Piraeus launched an investor roadshow recently to raise at least 1.6 billion euros in fresh equity after arranging a 600 million euro debt-for-equity swap, thereby meeting the 2.2 billion euro capital injection required by the ECB for the bank to return to normal operations.

Anthimos Thomopoulos, Piraeus’ chief executive, said: “I am confident based on my recent contacts with investors that we will be able to source that money [1.6 billion euros] from the private market.”

Piraeus would then seek an additional 2.7 billion euros, required to meet the ECB’s scenario of what it needs to withstand another deep recession, from the Hellenic Financial Stability Fund (HFSF), a state bailout vehicle backed by the EU’s single supervisory mechanism (SSM).

The HFSF will disburse funds from a 25 billion euros bank recapitalisation basket included in the country’s latest 86 billion euros bailout.

But the freewheeling careers of bankers such as Sallas will soon be constrained by tighter regulation demanded by Greece’s creditors.
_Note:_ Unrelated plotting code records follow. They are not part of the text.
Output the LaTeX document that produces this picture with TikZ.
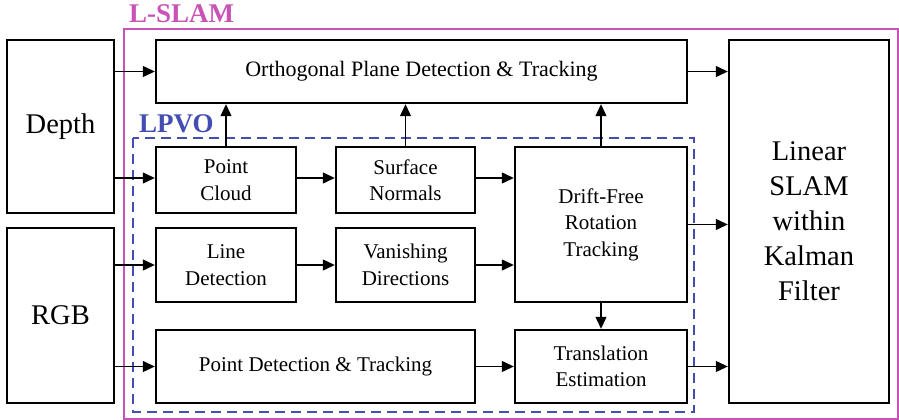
\documentclass[tikz,border=0pt]{standalone}
\usepackage{fontspec}
\setmainfont{Liberation Serif}
\usetikzlibrary{arrows.meta}
\definecolor{slammag}{RGB}{200,82,182}
\definecolor{lpvoblue}{RGB}{68,78,178}

\begin{document}
\begin{tikzpicture}[x=1pt,y=-1pt,
  blk/.style={draw, line width=2.4pt, inner sep=0pt, outer sep=0pt, align=center,
              font=\fontsize{21}{26.5}\selectfont},
  bigblk/.style={blk, font=\fontsize{28.5}{35}\selectfont},
  flow/.style={-{Triangle[length=12pt,width=11pt]}, line width=1.2pt, shorten >=1.2pt},
  frametitle/.style={inner sep=0pt, anchor=base west, font=\bfseries\fontsize{27}{30}\selectfont},
]
\useasboundingbox (0,0) rectangle (899,420);

% outer L-SLAM frame and inner LPVO frame
\draw[slammag, line width=2pt] (124,29) rectangle (897.8,418.8);
\node[frametitle, text=slammag] (slamlbl) at (129,23) {L-SLAM};
\draw[lpvoblue, line width=2.2pt, dash pattern=on 10pt off 6pt] (133,138) rectangle (694,412);
\node[frametitle, text=lpvoblue] (lpvolbl) at (139,132) {LPVO};

% sensor inputs
\node[bigblk, minimum width=107pt, minimum height=173pt] (depth) at (60.5,126.5) {Depth};
\node[bigblk, minimum width=107pt, minimum height=175pt] (rgb) at (60.5,315.5) {RGB};

% processing blocks
\node[blk, minimum width=531pt, minimum height=63pt, font=\fontsize{22}{26}\selectfont] (ortho) at (421.5,71.5) {Orthogonal Plane Detection \& Tracking};
\node[blk, minimum width=140pt, minimum height=66pt] (pcloud) at (226,180) {Point\\Cloud};
\node[blk, minimum width=139pt, minimum height=66pt] (snorm) at (405.5,180) {Surface\\Normals};
\node[blk, minimum width=172pt, minimum height=155pt] (drift) at (601,224.5) {Drift-Free\\Rotation\\Tracking};
\node[blk, minimum width=140pt, minimum height=74pt] (linedet) at (226,265) {Line\\Detection};
\node[blk, minimum width=139pt, minimum height=74pt] (vanish) at (405.5,265) {Vanishing\\Directions};
\node[blk, minimum width=319pt, minimum height=73pt] (pdet) at (315.5,366.5) {Point Detection \& Tracking};
\node[blk, minimum width=172pt, minimum height=73pt] (trans) at (601,366.5) {Translation\\Estimation};
\node[bigblk, minimum width=160pt, minimum height=363pt] (kf) at (809,221.5) {Linear\\SLAM\\within\\Kalman\\Filter};

% data flow
\draw[flow] (depth.east |- ortho.west) -- (ortho.west);
\draw[flow] ([yshift=2pt]depth.east |- pcloud.west) -- ([yshift=2pt]pcloud.west);
\draw[flow] (rgb.east |- linedet.west) -- (linedet.west);
\draw[flow] (rgb.east |- pdet.west) -- (pdet.west);
\draw[flow] ([yshift=2pt]pcloud.east) -- ([yshift=2pt]snorm.west);
\draw[flow] ([yshift=2pt]snorm.east) -- ([yshift=2pt]snorm.east -| drift.west);
\draw[flow] (linedet.east) -- (vanish.west);
\draw[flow] (vanish.east) -- (vanish.east -| drift.west);
\draw[flow] (pdet.east) -- (trans.west);
\draw[flow] (pcloud.north) -- (pcloud.north |- ortho.south);
\draw[flow] (snorm.north) -- (snorm.north |- ortho.south);
\draw[flow] (drift.north) -- (drift.north |- ortho.south);
\draw[flow] (drift.south) -- (trans.north);
\draw[flow] (ortho.east) -- (ortho.east -| kf.west);
\draw[flow] (drift.east) -- (drift.east -| kf.west);
\draw[flow] (trans.east) -- (trans.east -| kf.west);
\end{tikzpicture}
\end{document}
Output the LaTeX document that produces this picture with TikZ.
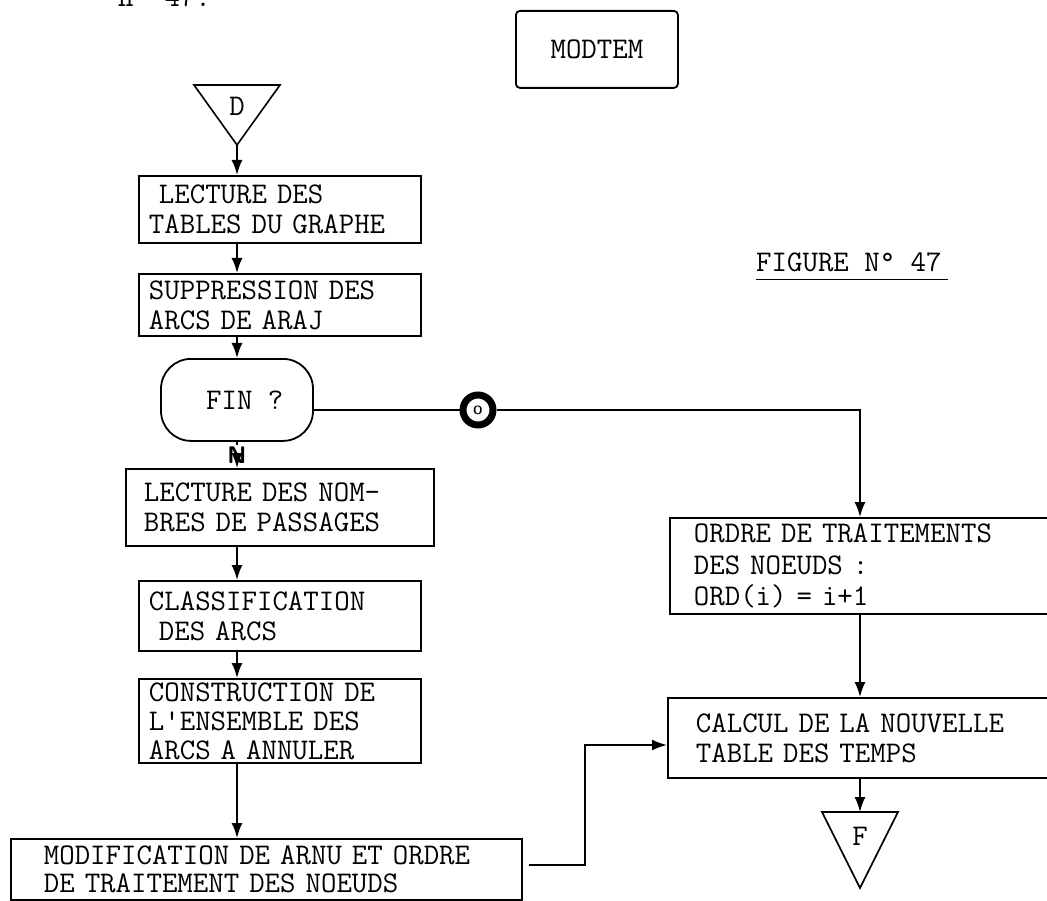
\documentclass[tikz,border=0pt]{standalone}
\usetikzlibrary{arrows.meta}
\tikzset{
  procbox/.style={draw, line width=1.8pt, align=left, anchor=north west, inner xsep=10pt, inner ysep=1pt},
  flow/.style={line width=1.8pt, -{Latex[length=15pt,width=11pt]}},
  link/.style={line width=1.8pt},
}
\begin{document}
\begin{tikzpicture}[x=1pt, y=-1pt, every node/.style={font=\fontsize{30}{30}\selectfont\ttfamily}]
\useasboundingbox (0,0) rectangle (1047,901);
% en-tete
\node[anchor=base west, inner xsep=0pt] (numfig) at (118,7) {n° 47.};
\node[draw, line width=1.8pt, rounded corners=4pt, minimum width=162, minimum height=77, anchor=north west] (titre) at (515,10) {MODTEM};
\node[anchor=base west, inner xsep=0pt, inner ysep=7pt] (legende) at (756,272) {FIGURE N° 47};
\draw[line width=1.5pt] (legende.south west) -- ([xshift=6pt]legende.south east);
% debut
\coordinate (dapex) at (237,145);
\draw[line width=1.6pt] (194,85) -- (280,85) -- (dapex) -- cycle;
\node (dlet) at (237,106) {D};
% colonne gauche
\node[procbox, text width=262, minimum height=67] (lect) at (138,175) {~LECTURE DES\\TABLES DU GRAPHE};
\node[procbox, text width=262, minimum height=62] (suppr) at (138,273) {SUPPRESSION DES\\ARCS DE ARAJ};
\node[draw, line width=1.8pt, rounded corners=30pt, minimum width=152, minimum height=82, anchor=north] (fin) at (237,358) {~FIN ?};
\node[font=\bfseries\sffamily\fontsize{24}{24}\selectfont, inner sep=1pt] (nmark) at (237,455) {N};
\node[procbox, text width=272, inner xsep=18pt, minimum height=77] (nbpass) at (125,468) {LECTURE DES NOM-\\BRES DE PASSAGES};
\node[procbox, text width=262, minimum height=70] (classif) at (138,580) {CLASSIFICATION\\~DES ARCS};
\node[procbox, text width=262, minimum height=84, font=\fontsize{30}{29}\selectfont\ttfamily] (constr) at (138,678) {CONSTRUCTION DE\\L'ENSEMBLE DES\\ARCS A ANNULER};
\node[procbox, text width=471, inner xsep=20pt, minimum height=61, font=\fontsize{30}{28.5}\selectfont\ttfamily] (modif) at (10,838) {\hspace*{13pt}MODIFICATION DE ARNU ET ORDRE\\\hspace*{13pt}DE TRAITEMENT DES NOEUDS};
% colonne droite
\node[procbox, text width=370, inner xsep=24pt, minimum height=96, font=\fontsize{30}{31.5}\selectfont\ttfamily] (ordre) at (669,517) {ORDRE DE TRAITEMENTS\\DES NOEUDS :\\ORD(i) = i+1};
\node[procbox, text width=370, inner xsep=28pt, minimum height=80, font=\fontsize{30}{30}\selectfont\ttfamily] (calcul) at (667,697) {CALCUL DE LA NOUVELLE\\TABLE DES TEMPS};
% fin
\coordinate (ftop) at (860,812);
\draw[line width=1.6pt] (822,812) -- (898,812) -- (860,888) -- cycle;
\node (flet) at (860,836) {F};
% liaisons
\draw[flow] (dapex) -- (lect.north -| dapex);
\draw[flow] (lect.south -| dapex) -- (suppr.north -| dapex);
\draw[flow] (suppr.south -| dapex) -- (fin.north);
\draw[link] (fin.south) -- (nmark);
\draw[flow] (nmark) -- (nbpass.north -| dapex);
\draw[flow] (nbpass.south -| dapex) -- (classif.north -| dapex);
\draw[flow] (classif.south -| dapex) -- (constr.north -| dapex);
\draw[flow] (constr.south -| dapex) -- (modif.north -| dapex);
\node[circle, draw, line width=7pt, minimum size=30pt, inner sep=0pt, font=\bfseries\sffamily\fontsize{12}{12}\selectfont] (omark) at (478,410) {O};
\draw[link] (fin.east |- omark) -- (omark);
\coordinate (coude) at (860,410);
\draw[flow] (omark) -- (coude) -- (ordre.north -| coude);
\draw[flow] (ordre.south -| coude) -- (calcul.north -| coude);
\draw[flow] (calcul.south -| coude) -- (ftop);
\coordinate (relais) at (585,865);
\coordinate (relaishaut) at (585,745);
\draw[flow, shorten <=6pt] (modif.east |- relais) -- (relais) -- (relaishaut) -- (calcul.west |- relaishaut);
\end{tikzpicture}
\end{document}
Greece’s creditors are already preparing measures to boost the governance of Greek banks with the aim of reducing political influence in the sector.

Piraeus is poised to embrace the changes, says an independent adviser to Sallas.

“The bank’s focus on small and medium businesses will stay because they are the backbone of the economy, but the board [of directors] will be different... it will include people from international institutions and senior Greek bankers with experience abroad,” the adviser said.

Haris Theoharis, former head of the finance ministry’s revenue agency, warned that supervision of the sector following the recapitalisations must be rigorous. “The SSM has to be very strict with all the Greek banks,” he said.

“It is very important that we do not succumb to ethical problems and that the clean-up is done as soon as possible.”